Sample Compatibility & Compliance
The DEMON NIR is designed for direct coupling to LIBS plasma sources, inductively coupled plasma (ICP) emission systems, tunable diode laser absorption setups, and solid-state or semiconductor laser characterization platforms. Its robust optical train tolerates moderate ambient temperature fluctuations (15–30 °C) and is compatible with standard 400 µm core NIR optical fibers (FC/PC or SMA connectors). From a regulatory standpoint, the instrument’s deterministic calibration traceability—anchored to NIST-traceable Hg emission lines—supports compliance with ISO/IEC 17025 analytical laboratory requirements. Data acquisition workflows implemented in SOPHI software are configurable to meet audit trail and electronic signature prerequisites aligned with FDA 21 CFR Part 11 for regulated environments. The system operates without hazardous materials and conforms to CE, RoHS, and IEC 61010-1 safety standards.
Software & Data Management
SOPHI is a modular, Windows-based spectral acquisition and analysis platform developed exclusively for LTB echelle instruments. It provides real-time spectrum visualization, multi-channel baseline correction, peak fitting (Voigt, Gaussian, Lorentzian), isotopic ratio quantification (e.g., D/H), and automated line identification against NIST Atomic Spectra Database (ASD) libraries. Raw data are saved in HDF5 format with embedded metadata (wavelength calibration coefficients, exposure parameters, detector gain, timestamp, instrument serial number), ensuring FAIR (Findable, Accessible, Interoperable, Reusable) data principles. A LabVIEW driver package is available for integration into custom automation frameworks, including PLC-triggered LIBS mapping systems and closed-loop process control architectures. All calibration logs, spectral acquisitions, and user actions are recorded in tamper-evident audit trails compliant with GLP/GMP documentation protocols.
Applications
- Quantitative and isotopic LIBS analysis of nuclear materials (e.g., uranium/plutonium isotopic fingerprinting in safeguards verification).
- Time-resolved plasma diagnostics in laser ablation experiments, including electron temperature and density estimation from Stark-broadened line profiles.
- NIR absorption spectroscopy of molecular gases (CH₄, NH₃, CO, H₂O) for environmental monitoring and combustion research.
- High-resolution characterization of diode-pumped solid-state (DPSS) and quantum cascade lasers (QCLs), including mode structure, linewidth, and drift behavior.
- Elemental mapping of geological samples, alloys, and thin-film semiconductors using spatially resolved LIBS coupled with XYZ scanning stages.
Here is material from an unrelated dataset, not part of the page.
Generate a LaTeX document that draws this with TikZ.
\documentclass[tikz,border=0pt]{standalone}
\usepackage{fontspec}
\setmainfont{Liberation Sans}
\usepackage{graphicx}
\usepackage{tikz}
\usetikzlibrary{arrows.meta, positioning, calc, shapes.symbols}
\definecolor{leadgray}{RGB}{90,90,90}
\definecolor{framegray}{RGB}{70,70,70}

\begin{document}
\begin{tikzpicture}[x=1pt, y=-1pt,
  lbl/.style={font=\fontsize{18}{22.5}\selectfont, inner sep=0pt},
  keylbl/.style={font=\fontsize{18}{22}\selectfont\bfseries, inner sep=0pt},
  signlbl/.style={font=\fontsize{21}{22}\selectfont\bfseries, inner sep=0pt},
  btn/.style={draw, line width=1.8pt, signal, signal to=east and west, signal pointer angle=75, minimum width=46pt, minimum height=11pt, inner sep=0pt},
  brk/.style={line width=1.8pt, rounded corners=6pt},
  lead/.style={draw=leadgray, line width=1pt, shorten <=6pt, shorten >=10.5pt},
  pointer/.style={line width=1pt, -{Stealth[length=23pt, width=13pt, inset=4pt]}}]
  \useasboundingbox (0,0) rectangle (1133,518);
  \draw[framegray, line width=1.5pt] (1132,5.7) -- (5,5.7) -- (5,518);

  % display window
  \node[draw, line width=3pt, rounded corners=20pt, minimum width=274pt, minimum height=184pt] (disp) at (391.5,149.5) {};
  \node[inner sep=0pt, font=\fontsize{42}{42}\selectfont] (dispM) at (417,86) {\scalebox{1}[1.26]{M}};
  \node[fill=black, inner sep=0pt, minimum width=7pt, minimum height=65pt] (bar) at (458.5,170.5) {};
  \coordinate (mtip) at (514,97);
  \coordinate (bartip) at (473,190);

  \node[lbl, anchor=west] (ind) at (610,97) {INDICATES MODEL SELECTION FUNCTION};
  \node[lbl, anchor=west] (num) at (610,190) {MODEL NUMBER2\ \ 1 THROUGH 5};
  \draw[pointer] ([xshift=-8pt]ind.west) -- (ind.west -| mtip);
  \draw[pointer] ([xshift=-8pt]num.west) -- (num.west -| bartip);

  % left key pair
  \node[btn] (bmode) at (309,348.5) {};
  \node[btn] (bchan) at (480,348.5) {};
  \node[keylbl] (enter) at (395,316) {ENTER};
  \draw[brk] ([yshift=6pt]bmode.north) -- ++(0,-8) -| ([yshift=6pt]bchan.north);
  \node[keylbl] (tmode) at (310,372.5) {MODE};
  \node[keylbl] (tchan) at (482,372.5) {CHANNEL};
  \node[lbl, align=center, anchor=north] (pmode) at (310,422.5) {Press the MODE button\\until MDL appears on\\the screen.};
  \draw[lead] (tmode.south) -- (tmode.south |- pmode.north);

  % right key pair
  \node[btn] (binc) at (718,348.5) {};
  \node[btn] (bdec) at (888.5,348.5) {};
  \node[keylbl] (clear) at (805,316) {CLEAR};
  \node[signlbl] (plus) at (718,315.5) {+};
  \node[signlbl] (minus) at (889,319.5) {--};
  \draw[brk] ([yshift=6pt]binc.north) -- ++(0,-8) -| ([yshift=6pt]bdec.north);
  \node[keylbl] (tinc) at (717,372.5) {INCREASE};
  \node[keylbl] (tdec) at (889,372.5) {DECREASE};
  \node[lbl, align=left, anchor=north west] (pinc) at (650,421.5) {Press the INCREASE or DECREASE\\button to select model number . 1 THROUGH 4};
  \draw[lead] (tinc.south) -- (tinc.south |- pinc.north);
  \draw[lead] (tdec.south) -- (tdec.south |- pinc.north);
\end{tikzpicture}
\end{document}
- Fundamental atomic physics studies requiring sub-picometer spectral discrimination—particularly in hydrogenic and helium-like ion spectra.
FAQ
What spectral resolution can be achieved at 1550 nm?
At 1550 nm, the DEMON NIR delivers a full-width-at-half-maximum (FWHM) resolution of 60,000.
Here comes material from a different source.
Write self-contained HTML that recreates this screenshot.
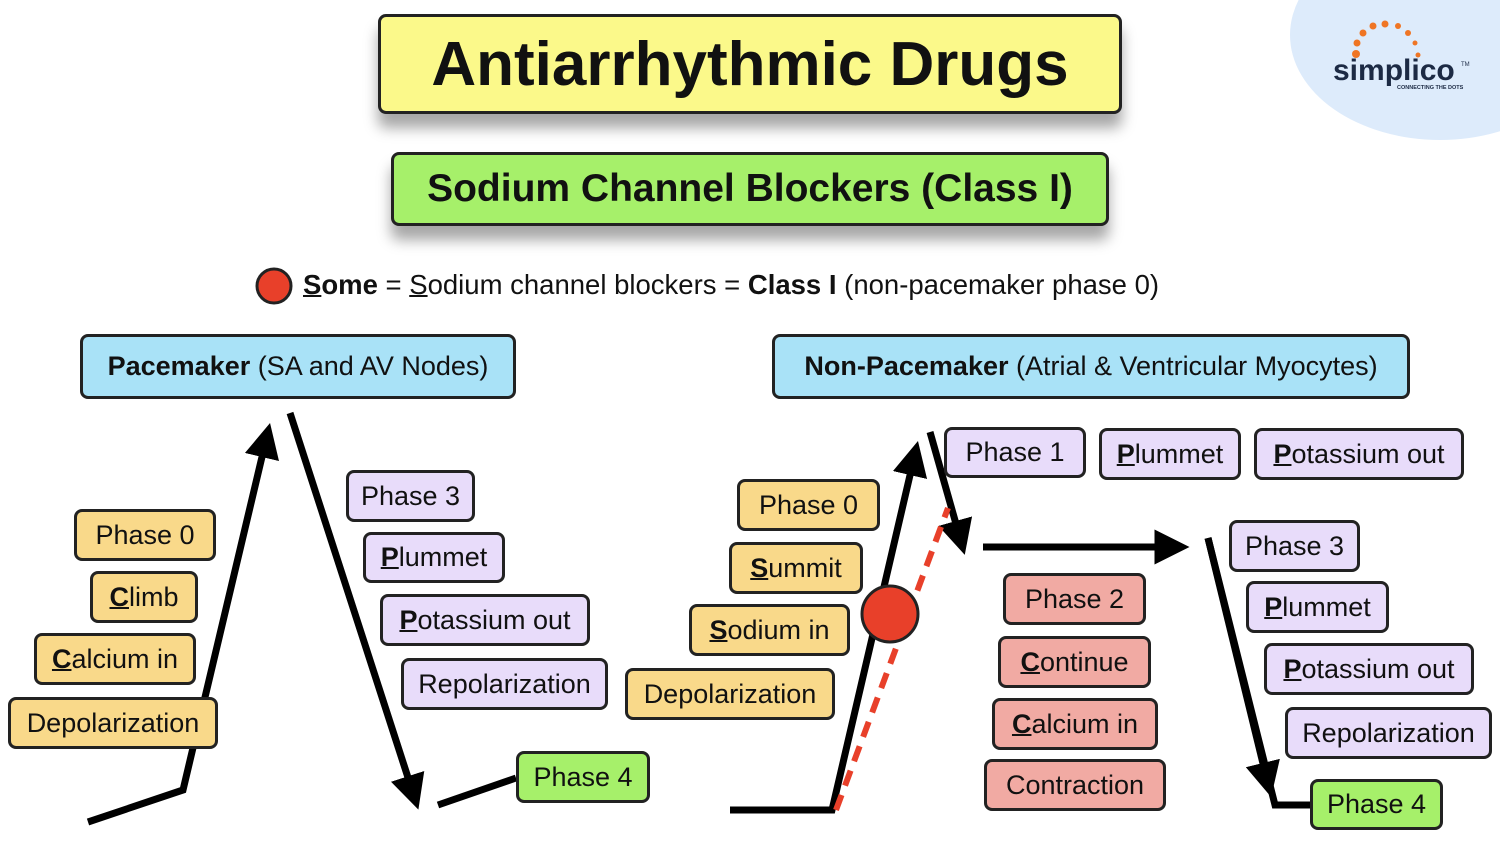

Is active wavelength calibration mandatory for daily operation?
While passive stability is excellent, active calibration using the internal Hg lamp is recommended before each analytical session or after significant ambient temperature shifts (>2 °C) to maintain sub-pixel absolute accuracy.
Can the DEMON NIR be coupled to a time-gated ICCD detector?
Yes—the spectrometer supports external TTL triggering and delay synchronization; however, optimal performance in gated LIBS requires matching the detector’s gate width and jitter specifications with the instrument’s mechanical response time.
Does SOPHI support batch processing of large LIBS hyperspectral datasets?
Yes—SOPHI includes scripting capabilities (Python API) and parallelized peak integration engines capable of processing >10,000 spectra/hour on standard workstation hardware.
What is the typical warm-up time to achieve thermal equilibrium?
The optical bench reaches thermal equilibrium within 30 minutes of power-on under stable ambient conditions; full wavelength stability is achieved after 45 minutes.